start Dataset excerpt

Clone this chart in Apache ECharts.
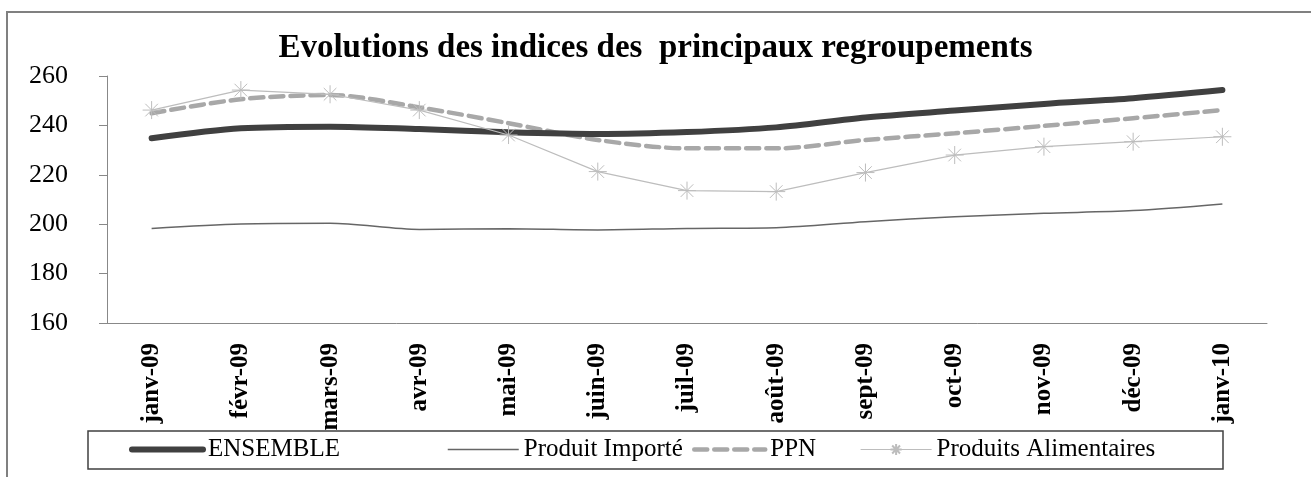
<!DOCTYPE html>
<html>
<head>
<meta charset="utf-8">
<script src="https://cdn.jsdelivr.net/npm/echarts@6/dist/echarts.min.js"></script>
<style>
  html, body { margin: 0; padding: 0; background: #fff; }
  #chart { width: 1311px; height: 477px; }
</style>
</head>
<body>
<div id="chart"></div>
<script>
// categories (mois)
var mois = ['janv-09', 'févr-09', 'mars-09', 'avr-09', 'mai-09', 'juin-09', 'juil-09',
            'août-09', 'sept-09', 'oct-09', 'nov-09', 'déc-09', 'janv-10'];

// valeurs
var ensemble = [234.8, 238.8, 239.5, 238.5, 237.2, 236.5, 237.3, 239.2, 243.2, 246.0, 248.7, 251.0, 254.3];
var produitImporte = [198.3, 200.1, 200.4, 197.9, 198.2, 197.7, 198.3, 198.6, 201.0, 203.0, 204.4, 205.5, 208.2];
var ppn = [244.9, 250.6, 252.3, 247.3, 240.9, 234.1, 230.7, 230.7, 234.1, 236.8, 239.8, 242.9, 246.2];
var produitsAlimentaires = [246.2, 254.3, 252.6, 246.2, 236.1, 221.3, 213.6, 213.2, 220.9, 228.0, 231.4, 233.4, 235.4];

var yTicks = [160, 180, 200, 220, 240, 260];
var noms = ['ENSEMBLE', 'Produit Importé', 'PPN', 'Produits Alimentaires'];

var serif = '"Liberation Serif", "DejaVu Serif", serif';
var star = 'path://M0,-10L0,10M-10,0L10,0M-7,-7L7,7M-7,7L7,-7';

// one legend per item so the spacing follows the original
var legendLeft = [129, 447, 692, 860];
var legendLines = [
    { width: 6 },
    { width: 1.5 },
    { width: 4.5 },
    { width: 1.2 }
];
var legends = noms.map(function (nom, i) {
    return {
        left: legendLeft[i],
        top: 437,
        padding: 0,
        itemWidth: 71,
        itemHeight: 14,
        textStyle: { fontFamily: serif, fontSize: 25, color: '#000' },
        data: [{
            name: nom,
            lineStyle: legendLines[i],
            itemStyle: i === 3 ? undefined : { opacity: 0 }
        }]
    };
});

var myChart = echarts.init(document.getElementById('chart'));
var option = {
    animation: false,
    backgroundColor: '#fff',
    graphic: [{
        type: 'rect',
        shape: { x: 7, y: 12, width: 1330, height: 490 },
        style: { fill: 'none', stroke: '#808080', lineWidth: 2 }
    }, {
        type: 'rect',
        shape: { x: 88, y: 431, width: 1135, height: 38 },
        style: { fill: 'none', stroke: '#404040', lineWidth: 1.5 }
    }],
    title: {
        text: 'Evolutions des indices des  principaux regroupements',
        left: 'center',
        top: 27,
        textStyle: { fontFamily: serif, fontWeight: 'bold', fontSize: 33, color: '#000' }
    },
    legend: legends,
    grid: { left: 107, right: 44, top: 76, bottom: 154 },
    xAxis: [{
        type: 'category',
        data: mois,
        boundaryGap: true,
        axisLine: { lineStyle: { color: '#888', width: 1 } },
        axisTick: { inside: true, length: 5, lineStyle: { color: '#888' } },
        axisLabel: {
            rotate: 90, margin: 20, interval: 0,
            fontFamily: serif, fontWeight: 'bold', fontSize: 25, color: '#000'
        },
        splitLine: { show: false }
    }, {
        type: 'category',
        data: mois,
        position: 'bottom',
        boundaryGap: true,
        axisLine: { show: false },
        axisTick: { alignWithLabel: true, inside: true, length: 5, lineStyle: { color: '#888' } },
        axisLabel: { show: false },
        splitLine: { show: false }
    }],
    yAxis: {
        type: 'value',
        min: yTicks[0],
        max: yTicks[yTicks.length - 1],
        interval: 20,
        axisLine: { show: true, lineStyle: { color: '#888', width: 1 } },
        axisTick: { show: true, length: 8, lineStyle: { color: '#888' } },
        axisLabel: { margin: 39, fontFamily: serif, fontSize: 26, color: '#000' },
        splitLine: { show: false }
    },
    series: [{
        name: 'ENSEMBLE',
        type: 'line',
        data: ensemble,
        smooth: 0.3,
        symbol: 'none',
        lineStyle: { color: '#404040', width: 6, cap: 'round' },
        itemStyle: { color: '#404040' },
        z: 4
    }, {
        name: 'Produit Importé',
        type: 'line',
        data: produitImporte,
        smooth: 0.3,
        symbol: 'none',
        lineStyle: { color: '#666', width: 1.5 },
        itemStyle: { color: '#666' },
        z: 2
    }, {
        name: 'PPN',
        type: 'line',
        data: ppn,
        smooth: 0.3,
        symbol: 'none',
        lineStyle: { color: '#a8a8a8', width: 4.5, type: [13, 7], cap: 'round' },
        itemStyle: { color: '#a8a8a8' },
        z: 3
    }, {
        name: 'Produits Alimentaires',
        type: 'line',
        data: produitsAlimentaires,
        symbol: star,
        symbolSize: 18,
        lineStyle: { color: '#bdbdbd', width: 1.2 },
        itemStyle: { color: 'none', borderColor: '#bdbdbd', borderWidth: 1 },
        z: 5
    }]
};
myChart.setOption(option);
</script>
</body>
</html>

end Dataset excerpt

_Problem_:
Please write out all the data again word for word, but not the pictures.

_Correct output_:
Clone this chart in Apache ECharts.
<!DOCTYPE html>
<html>
<head>
<meta charset="utf-8">
<script src="https://cdn.jsdelivr.net/npm/echarts@6/dist/echarts.min.js"></script>
<style>
  html, body { margin: 0; padding: 0; background: #fff; }
  #chart { width: 1311px; height: 477px; }
</style>
</head>
<body>
<div id="chart"></div>
<script>
// categories (mois)
var mois = ['janv-09', 'févr-09', 'mars-09', 'avr-09', 'mai-09', 'juin-09', 'juil-09',
            'août-09', 'sept-09', 'oct-09', 'nov-09', 'déc-09', 'janv-10'];

// valeurs
var ensemble = [234.8, 238.8, 239.5, 238.5, 237.2, 236.5, 237.3, 239.2, 243.2, 246.0, 248.7, 251.0, 254.3];
var produitImporte = [198.3, 200.1, 200.4, 197.9, 198.2, 197.7, 198.3, 198.6, 201.0, 203.0, 204.4, 205.5, 208.2];
var ppn = [244.9, 250.6, 252.3, 247.3, 240.9, 234.1, 230.7, 230.7, 234.1, 236.8, 239.8, 242.9, 246.2];
var produitsAlimentaires = [246.2, 254.3, 252.6, 246.2, 236.1, 221.3, 213.6, 213.2, 220.9, 228.0, 231.4, 233.4, 235.4];

var yTicks = [160, 180, 200, 220, 240, 260];
var noms = ['ENSEMBLE', 'Produit Importé', 'PPN', 'Produits Alimentaires'];

var serif = '"Liberation Serif", "DejaVu Serif", serif';
var star = 'path://M0,-10L0,10M-10,0L10,0M-7,-7L7,7M-7,7L7,-7';

// one legend per item so the spacing follows the original
var legendLeft = [129, 447, 692, 860];
var legendLines = [
    { width: 6 },
    { width: 1.5 },
    { width: 4.5 },
    { width: 1.2 }
];
var legends = noms.map(function (nom, i) {
    return {
        left: legendLeft[i],
        top: 437,
        padding: 0,
        itemWidth: 71,
        itemHeight: 14,
        textStyle: { fontFamily: serif, fontSize: 25, color: '#000' },
        data: [{
            name: nom,
            lineStyle: legendLines[i],
            itemStyle: i === 3 ? undefined : { opacity: 0 }
        }]
    };
});

var myChart = echarts.init(document.getElementById('chart'));
var option = {
    animation: false,
    backgroundColor: '#fff',
    graphic: [{
        type: 'rect',
        shape: { x: 7, y: 12, width: 1330, height: 490 },
        style: { fill: 'none', stroke: '#808080', lineWidth: 2 }
    }, {
        type: 'rect',
        shape: { x: 88, y: 431, width: 1135, height: 38 },
        style: { fill: 'none', stroke: '#404040', lineWidth: 1.5 }
    }],
    title: {
        text: 'Evolutions des indices des  principaux regroupements',
        left: 'center',
        top: 27,
        textStyle: { fontFamily: serif, fontWeight: 'bold', fontSize: 33, color: '#000' }
    },
    legend: legends,
    grid: { left: 107, right: 44, top: 76, bottom: 154 },
    xAxis: [{
        type: 'category',
        data: mois,
        boundaryGap: true,
        axisLine: { lineStyle: { color: '#888', width: 1 } },
        axisTick: { inside: true, length: 5, lineStyle: { color: '#888' } },
        axisLabel: {
            rotate: 90, margin: 20, interval: 0,
            fontFamily: serif, fontWeight: 'bold', fontSize: 25, color: '#000'
        },
        splitLine: { show: false }
    }, {
        type: 'category',
        data: mois,
        position: 'bottom',
        boundaryGap: true,
        axisLine: { show: false },
        axisTick: { alignWithLabel: true, inside: true, length: 5, lineStyle: { color: '#888' } },
        axisLabel: { show: false },
        splitLine: { show: false }
    }],
    yAxis: {
        type: 'value',
        min: yTicks[0],
        max: yTicks[yTicks.length - 1],
        interval: 20,
        axisLine: { show: true, lineStyle: { color: '#888', width: 1 } },
        axisTick: { show: true, length: 8, lineStyle: { color: '#888' } },
        axisLabel: { margin: 39, fontFamily: serif, fontSize: 26, color: '#000' },
        splitLine: { show: false }
    },
    series: [{
        name: 'ENSEMBLE',
        type: 'line',
        data: ensemble,
        smooth: 0.3,
        symbol: 'none',
        lineStyle: { color: '#404040', width: 6, cap: 'round' },
        itemStyle: { color: '#404040' },
        z: 4
    }, {
        name: 'Produit Importé',
        type: 'line',
        data: produitImporte,
        smooth: 0.3,
        symbol: 'none',
        lineStyle: { color: '#666', width: 1.5 },
        itemStyle: { color: '#666' },
        z: 2
    }, {
        name: 'PPN',
        type: 'line',
        data: ppn,
        smooth: 0.3,
        symbol: 'none',
        lineStyle: { color: '#a8a8a8', width: 4.5, type: [13, 7], cap: 'round' },
        itemStyle: { color: '#a8a8a8' },
        z: 3
    }, {
        name: 'Produits Alimentaires',
        type: 'line',
        data: produitsAlimentaires,
        symbol: star,
        symbolSize: 18,
        lineStyle: { color: '#bdbdbd', width: 1.2 },
        itemStyle: { color: 'none', borderColor: '#bdbdbd', borderWidth: 1 },
        z: 5
    }]
};
myChart.setOption(option);
</script>
</body>
</html>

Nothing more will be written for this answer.